Rows from a dataset of charts and code:

++++++

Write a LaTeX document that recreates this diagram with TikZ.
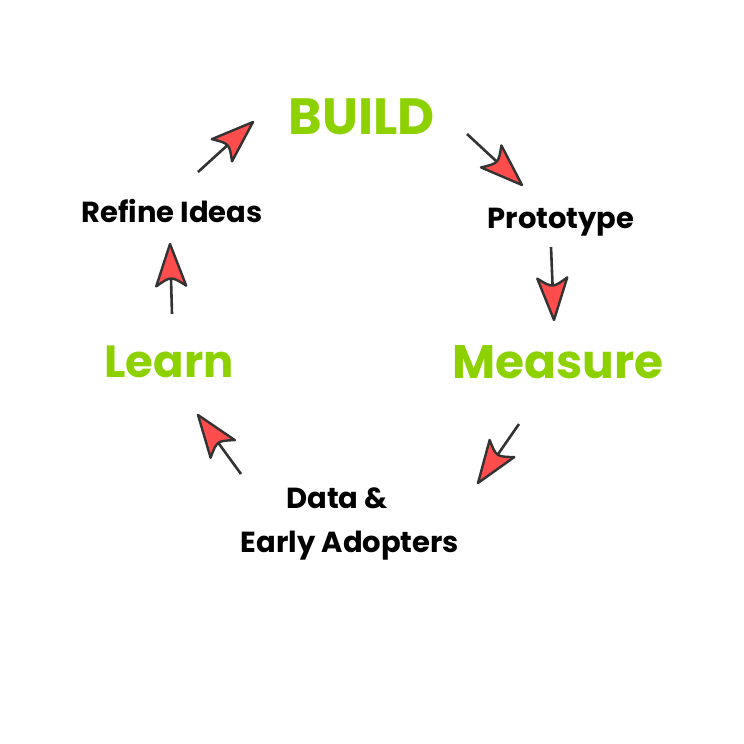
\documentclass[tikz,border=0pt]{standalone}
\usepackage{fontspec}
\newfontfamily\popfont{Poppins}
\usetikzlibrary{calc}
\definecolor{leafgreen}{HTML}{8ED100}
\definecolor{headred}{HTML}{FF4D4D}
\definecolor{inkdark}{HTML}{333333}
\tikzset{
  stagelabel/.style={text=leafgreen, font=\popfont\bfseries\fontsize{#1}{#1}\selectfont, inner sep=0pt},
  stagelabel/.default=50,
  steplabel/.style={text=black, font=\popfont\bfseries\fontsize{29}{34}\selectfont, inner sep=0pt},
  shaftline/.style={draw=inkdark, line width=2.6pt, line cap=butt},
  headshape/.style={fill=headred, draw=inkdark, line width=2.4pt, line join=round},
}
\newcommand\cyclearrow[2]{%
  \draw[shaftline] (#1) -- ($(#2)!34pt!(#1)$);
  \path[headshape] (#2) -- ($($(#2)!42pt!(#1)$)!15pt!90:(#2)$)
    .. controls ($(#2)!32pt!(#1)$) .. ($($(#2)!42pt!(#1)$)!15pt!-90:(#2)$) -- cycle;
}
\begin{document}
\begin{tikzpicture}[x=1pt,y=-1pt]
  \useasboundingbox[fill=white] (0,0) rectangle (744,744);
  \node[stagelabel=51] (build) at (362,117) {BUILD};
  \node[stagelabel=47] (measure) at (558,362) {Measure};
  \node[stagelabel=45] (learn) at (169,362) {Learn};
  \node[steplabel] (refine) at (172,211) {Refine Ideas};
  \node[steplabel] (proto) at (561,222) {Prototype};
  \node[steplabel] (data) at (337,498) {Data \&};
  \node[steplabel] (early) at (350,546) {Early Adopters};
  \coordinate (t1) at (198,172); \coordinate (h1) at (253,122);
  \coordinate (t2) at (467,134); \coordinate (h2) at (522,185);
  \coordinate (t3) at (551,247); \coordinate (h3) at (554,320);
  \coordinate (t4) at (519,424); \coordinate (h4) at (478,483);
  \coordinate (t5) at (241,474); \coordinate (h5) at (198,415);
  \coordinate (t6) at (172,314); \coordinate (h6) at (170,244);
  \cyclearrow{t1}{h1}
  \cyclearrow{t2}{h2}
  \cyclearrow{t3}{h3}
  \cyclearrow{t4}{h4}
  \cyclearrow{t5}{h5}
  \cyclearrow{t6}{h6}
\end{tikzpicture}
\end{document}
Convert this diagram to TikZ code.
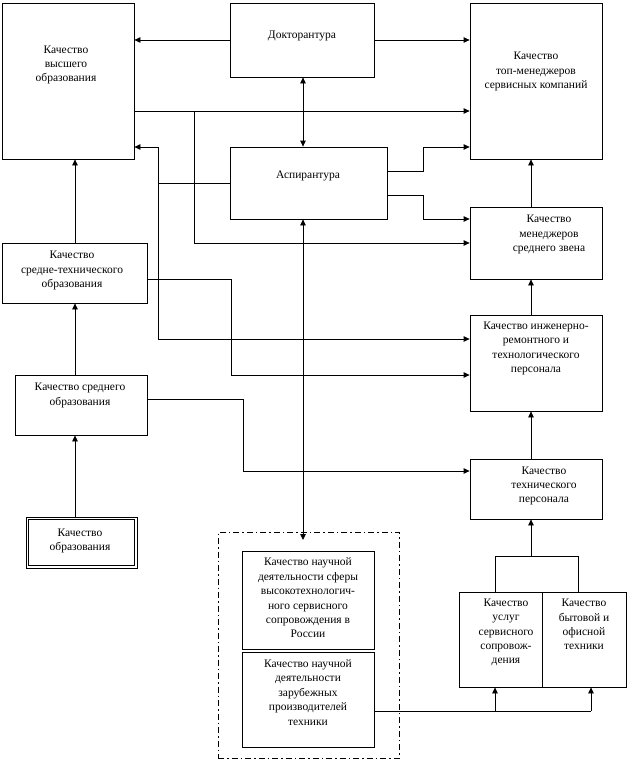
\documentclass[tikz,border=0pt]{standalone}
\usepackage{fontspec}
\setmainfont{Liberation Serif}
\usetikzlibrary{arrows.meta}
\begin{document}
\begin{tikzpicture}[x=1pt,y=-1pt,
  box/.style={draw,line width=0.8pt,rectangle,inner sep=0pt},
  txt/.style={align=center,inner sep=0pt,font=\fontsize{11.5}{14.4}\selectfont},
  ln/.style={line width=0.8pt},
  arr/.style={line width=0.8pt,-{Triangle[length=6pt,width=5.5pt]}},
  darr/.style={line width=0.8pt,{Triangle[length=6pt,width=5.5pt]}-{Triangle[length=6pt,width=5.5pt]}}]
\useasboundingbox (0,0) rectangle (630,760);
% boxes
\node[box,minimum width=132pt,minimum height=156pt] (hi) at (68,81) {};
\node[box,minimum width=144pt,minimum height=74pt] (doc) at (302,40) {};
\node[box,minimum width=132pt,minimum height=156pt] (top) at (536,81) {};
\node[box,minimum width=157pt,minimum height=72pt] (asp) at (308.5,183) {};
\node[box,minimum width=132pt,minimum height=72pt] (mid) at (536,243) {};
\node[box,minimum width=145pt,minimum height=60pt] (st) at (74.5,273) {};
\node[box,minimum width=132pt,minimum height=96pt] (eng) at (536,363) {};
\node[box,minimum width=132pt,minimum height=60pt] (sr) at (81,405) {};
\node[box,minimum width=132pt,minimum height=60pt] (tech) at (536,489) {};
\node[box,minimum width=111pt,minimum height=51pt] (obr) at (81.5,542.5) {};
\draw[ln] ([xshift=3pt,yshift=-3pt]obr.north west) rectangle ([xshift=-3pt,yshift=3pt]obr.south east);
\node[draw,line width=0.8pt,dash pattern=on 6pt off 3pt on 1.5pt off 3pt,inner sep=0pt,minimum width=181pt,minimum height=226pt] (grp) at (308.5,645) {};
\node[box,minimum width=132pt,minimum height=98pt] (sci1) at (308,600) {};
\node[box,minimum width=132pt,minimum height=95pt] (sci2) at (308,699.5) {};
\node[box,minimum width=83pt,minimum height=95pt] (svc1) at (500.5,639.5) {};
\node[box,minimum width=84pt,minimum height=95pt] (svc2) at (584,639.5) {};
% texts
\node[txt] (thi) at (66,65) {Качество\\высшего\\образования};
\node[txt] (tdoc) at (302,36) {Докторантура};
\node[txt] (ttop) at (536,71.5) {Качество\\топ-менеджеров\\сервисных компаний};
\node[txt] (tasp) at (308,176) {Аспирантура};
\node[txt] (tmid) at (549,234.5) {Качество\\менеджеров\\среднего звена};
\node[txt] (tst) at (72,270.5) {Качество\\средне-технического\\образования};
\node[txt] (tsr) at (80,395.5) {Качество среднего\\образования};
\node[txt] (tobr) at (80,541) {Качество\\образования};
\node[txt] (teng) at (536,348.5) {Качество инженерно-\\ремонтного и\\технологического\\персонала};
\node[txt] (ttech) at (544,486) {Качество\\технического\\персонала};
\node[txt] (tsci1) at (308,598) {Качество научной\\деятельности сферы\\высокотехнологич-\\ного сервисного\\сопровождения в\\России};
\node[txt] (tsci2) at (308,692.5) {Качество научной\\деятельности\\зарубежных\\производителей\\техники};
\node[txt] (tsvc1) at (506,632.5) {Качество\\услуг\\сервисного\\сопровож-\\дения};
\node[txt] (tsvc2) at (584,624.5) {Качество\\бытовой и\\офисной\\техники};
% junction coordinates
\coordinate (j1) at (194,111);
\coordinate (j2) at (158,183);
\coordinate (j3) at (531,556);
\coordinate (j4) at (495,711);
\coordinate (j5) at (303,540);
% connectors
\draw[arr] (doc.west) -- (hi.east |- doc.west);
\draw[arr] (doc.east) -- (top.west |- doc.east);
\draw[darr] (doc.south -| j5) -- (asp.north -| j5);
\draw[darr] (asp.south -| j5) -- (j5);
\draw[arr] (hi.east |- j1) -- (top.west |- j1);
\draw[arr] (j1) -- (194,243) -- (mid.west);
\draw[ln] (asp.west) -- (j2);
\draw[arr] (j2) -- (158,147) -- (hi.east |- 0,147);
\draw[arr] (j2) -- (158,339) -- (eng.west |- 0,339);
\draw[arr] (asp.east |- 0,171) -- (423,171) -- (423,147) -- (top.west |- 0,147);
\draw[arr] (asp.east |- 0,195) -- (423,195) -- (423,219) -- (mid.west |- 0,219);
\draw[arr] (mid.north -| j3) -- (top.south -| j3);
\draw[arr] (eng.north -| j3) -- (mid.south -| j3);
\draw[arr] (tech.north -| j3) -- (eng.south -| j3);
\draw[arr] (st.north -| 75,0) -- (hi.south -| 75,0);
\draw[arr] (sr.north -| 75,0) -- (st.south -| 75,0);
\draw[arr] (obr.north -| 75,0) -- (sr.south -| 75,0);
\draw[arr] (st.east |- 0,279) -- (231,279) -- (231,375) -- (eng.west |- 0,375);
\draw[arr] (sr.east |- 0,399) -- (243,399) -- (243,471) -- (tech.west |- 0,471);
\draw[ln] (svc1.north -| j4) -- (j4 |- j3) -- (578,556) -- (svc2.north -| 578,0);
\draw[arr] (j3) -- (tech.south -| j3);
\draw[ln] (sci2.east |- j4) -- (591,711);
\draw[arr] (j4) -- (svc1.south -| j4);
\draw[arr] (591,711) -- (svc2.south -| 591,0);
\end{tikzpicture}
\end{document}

++++++

=== Required work ===
Pull every line containing "this" out of the data above.

=== Complete answer ===
Write a LaTeX document that recreates this diagram with TikZ.
Convert this diagram to TikZ code.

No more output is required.